Newly certificated commercial pilots navigating the post-checkride landscape face a meaningful fork in the road that carries long-term career implications. The core question — whether to pursue the Certified Flight Instructor (CFI) certificate through an accelerated track, a traditional school-based program, or a comprehensive fast-track bundle covering CFI, CFII, and MEI simultaneously — reflects a broader tension in professional pilot development between speed-to-market and depth of instructional foundation. Each pathway carries distinct tradeoffs in cost, quality of preparation, and downstream readiness to teach effectively and safely.

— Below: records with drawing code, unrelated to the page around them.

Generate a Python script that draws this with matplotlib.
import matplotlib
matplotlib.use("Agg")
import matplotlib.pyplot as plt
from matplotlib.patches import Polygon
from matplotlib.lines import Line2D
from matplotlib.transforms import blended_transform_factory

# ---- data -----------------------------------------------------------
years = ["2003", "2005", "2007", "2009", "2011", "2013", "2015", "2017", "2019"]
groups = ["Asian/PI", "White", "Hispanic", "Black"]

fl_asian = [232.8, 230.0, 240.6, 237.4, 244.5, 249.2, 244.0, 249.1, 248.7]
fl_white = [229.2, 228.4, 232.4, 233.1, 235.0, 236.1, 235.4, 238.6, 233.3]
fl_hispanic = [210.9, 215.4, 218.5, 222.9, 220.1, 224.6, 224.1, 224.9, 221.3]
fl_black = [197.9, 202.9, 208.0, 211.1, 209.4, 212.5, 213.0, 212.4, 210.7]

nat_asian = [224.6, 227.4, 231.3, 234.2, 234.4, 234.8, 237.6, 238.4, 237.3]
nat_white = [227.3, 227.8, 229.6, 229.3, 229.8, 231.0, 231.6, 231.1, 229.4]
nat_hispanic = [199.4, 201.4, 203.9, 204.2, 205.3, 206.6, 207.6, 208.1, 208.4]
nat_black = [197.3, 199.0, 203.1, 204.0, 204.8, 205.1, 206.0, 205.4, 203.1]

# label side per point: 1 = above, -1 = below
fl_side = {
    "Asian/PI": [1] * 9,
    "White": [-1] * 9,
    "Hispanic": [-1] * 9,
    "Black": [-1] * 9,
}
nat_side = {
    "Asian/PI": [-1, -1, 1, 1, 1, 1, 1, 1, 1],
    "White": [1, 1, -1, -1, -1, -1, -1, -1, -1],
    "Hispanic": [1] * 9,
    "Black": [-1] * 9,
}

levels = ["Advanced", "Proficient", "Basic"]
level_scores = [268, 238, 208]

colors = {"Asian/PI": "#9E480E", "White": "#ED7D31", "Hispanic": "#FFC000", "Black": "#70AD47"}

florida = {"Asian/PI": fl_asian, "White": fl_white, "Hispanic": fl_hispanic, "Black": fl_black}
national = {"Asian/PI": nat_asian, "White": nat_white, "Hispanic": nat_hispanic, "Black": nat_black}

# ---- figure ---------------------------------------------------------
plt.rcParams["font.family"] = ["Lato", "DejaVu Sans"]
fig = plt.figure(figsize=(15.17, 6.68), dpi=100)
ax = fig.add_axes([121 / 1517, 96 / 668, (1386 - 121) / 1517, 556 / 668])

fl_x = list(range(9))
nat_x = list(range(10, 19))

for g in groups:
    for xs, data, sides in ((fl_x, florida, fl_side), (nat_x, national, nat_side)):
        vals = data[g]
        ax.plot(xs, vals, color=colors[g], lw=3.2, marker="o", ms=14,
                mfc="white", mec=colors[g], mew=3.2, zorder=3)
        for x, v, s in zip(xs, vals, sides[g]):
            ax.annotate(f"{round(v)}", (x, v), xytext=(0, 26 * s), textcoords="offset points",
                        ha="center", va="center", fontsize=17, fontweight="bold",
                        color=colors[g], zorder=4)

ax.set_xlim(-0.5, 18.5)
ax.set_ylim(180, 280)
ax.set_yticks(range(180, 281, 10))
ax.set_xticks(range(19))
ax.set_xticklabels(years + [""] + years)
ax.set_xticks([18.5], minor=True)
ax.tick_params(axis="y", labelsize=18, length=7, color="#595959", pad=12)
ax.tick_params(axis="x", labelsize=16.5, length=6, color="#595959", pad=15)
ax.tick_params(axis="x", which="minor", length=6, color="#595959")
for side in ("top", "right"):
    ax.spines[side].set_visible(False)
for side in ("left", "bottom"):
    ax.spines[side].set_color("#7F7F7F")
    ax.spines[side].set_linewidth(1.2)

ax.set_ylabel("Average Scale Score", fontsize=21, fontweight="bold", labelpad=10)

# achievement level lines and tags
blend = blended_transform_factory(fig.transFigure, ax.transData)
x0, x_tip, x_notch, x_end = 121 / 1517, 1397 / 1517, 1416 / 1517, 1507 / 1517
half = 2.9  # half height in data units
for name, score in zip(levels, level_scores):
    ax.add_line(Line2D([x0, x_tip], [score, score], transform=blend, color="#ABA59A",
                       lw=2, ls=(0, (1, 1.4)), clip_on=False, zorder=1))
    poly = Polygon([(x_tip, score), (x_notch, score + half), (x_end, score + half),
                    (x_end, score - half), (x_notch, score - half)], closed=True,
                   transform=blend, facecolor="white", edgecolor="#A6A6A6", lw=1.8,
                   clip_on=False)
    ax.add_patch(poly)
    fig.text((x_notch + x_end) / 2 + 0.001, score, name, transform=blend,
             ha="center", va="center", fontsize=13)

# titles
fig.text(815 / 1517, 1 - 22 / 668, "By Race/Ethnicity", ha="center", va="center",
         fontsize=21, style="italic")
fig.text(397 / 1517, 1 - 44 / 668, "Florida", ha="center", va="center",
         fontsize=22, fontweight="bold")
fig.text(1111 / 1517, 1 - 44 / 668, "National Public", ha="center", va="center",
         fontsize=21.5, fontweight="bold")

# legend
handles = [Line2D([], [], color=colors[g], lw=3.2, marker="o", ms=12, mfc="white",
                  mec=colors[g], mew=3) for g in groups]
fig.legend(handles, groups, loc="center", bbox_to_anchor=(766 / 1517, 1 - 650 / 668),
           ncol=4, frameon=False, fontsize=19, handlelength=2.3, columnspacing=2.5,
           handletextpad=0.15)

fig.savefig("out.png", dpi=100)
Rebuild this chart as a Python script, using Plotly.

The accelerated CFI route, often compressed into four to six weeks at dedicated training centers, has gained significant traction as regional airline hiring has remained strong and pilots seek to build the 1,500 hours required for an ATP certificate as quickly as possible. These programs typically assume the applicant has already completed the FAA Knowledge Tests (FIA and FOI) prior to arrival, which explains the mention of front-loading those exams. When executed well, accelerated programs can produce competent instructors, but the quality variance between providers is substantial. Instructors who rush through the fundamentals of teaching — lesson planning, learning plateau recognition, error analysis — can produce certificated CFIs who struggle to effectively transfer knowledge to students, which creates compounding inefficiencies down the training pipeline.

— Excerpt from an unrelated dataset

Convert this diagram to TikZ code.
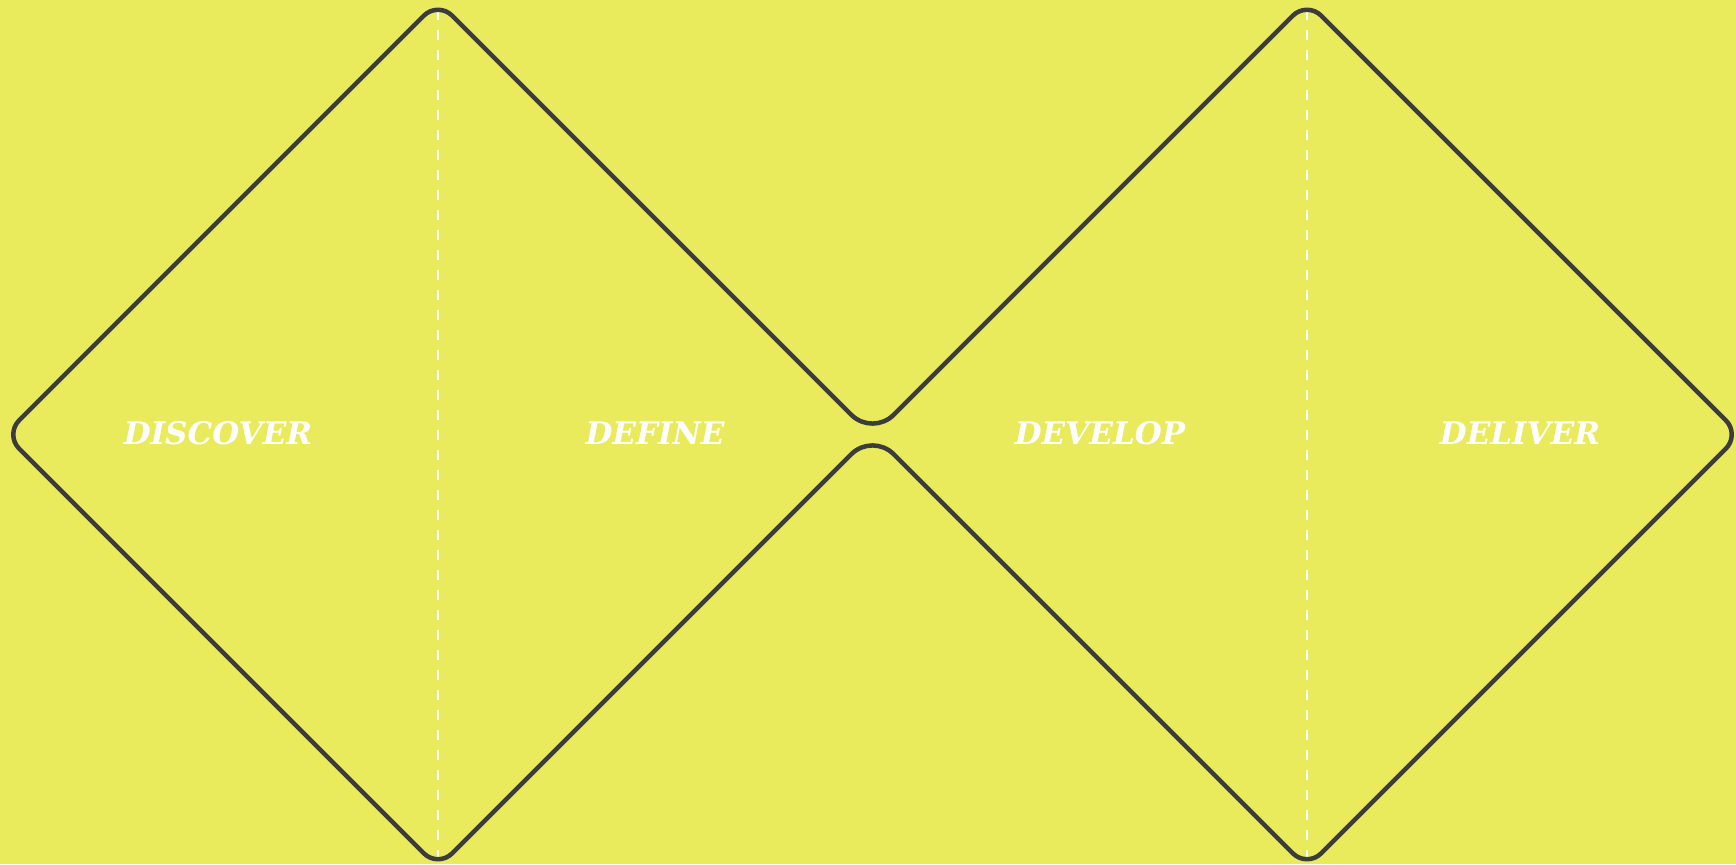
\documentclass[tikz,border=0pt]{standalone}
\usepackage{fontspec}
\newfontfamily\labelfont{DejaVu Serif}
\definecolor{bgyellow}{RGB}{233,234,92}
\definecolor{outline}{RGB}{60,60,60}
\begin{document}
\begin{tikzpicture}[x=1pt,y=-1pt,
  phase/.style={font=\labelfont\bfseries\itshape\fontsize{31}{31}\selectfont, text=white, anchor=base, inner sep=0pt},
  divider/.style={draw=white, line width=2pt, dash pattern=on 10pt off 10pt},
  diamond outline/.style={draw=outline, line width=4.5pt, line join=round}]
\fill[bgyellow] (0,0) rectangle (1736,864);
\useasboundingbox (0,0) rectangle (1736,864);
% virtual vertices
\coordinate (L)  at (5,434.5);
\coordinate (T1) at (438,1.5);
\coordinate (B1) at (438,867.5);
\coordinate (Mu) at (872.5,436);
\coordinate (Ml) at (872.5,433);
\coordinate (T2) at (1307,1.5);
\coordinate (R)  at (1740,434.5);
\coordinate (B2) at (1307,867.5);
% dividers
\coordinate (d1t) at (438,10);
\coordinate (d1b) at (438,860);
\coordinate (d2t) at (1307,10);
\coordinate (d2b) at (1307,860);
\draw[divider] (d1t) -- (d1b);
\draw[divider] (d2t) -- (d2b);
% outline
\draw[diamond outline, rounded corners=20pt] (L) -- (T1) [rounded corners=30pt] -- (Mu) [rounded corners=20pt] -- (T2) -- (R) -- (B2) [rounded corners=30pt] -- (Ml) [rounded corners=20pt] -- (B1) -- cycle;
% labels
\node[phase] (discover) at (218,444) {DISCOVER};
\node[phase] (define)   at (655,444) {DEFINE};
\node[phase] (develop)  at (1100,444) {DEVELOP};
\node[phase] (deliver)  at (1520,444) {DELIVER};
\end{tikzpicture}
\end{document}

The traditional 3-4 month local program offers more time for the candidate to internalize the fundamentals of flight instruction, particularly the transition from "doing" to "explaining and demonstrating." For a pilot who is college-aged and living at home, the cost-of-living calculus strongly favors this approach. The slower cadence also allows for more repetition in the right seat before assuming instructional responsibility for a student's first solo or initial instrument training. Aviation employers — from flight schools to Part 135 operators who run in-house training — increasingly recognize that CFI quality directly affects their downstream training costs and safety culture.

The question of whether to pursue multi-engine before or after the CFI certificate is a practical one that hinges on the pilot's intended instructional market. Most flight schools that hire entry-level CFIs primarily need single-engine instructors to staff their private and instrument pipelines. Adding a Multi-Engine Instructor (MEI) certificate becomes more valuable after the pilot has established a CFI base and identified an employer with multi-engine training demand. Pursuing MEI first would consume resources — typically $3,000–$6,000 in aircraft rental and instruction — without a clear immediate return unless a specific job offer is contingent on it. The four-rating bundle (CFI/CFII/CMEL/MEI) at a single accelerated provider can make financial sense if the provider offers a package discount and the pilot has the financial runway and discipline to absorb that training load without burnout.

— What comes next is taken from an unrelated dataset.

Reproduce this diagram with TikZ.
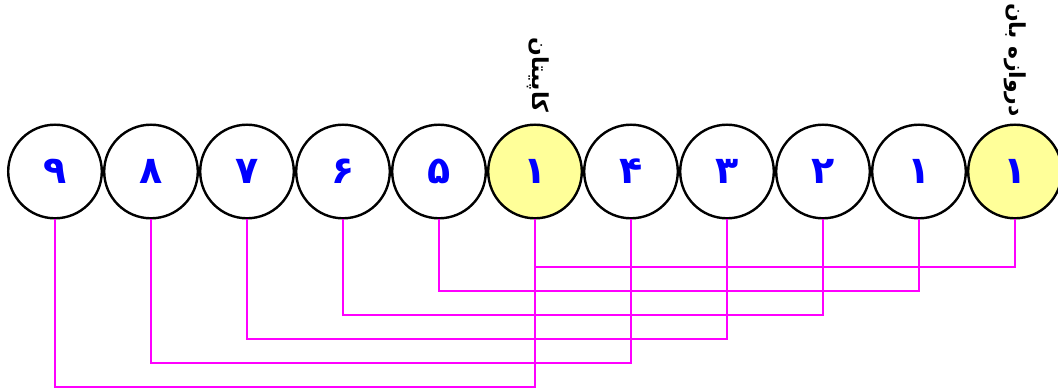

For the broader aviation community, this type of decision point is a microcosm of a structural challenge the industry faces: the pipeline from private certificate to ATP-qualified first officer depends heavily on the quality of instructors produced at the entry level. Flight schools, charter operators, and regional carriers all ultimately feel the effects of how well or poorly the CFI certificate prepares new instructors. Operators conducting internal training or evaluating CFI applicants should be aware that certificate issuance alone is an insufficient quality signal — interview processes that include actual demonstration flights, lesson plan reviews, and scenario-based teaching evaluations provide a more reliable filter. The pilot asking this question is engaging in exactly the kind of deliberate planning that tends to produce stronger instructors; the choice of pathway matters less than the intentionality brought to it.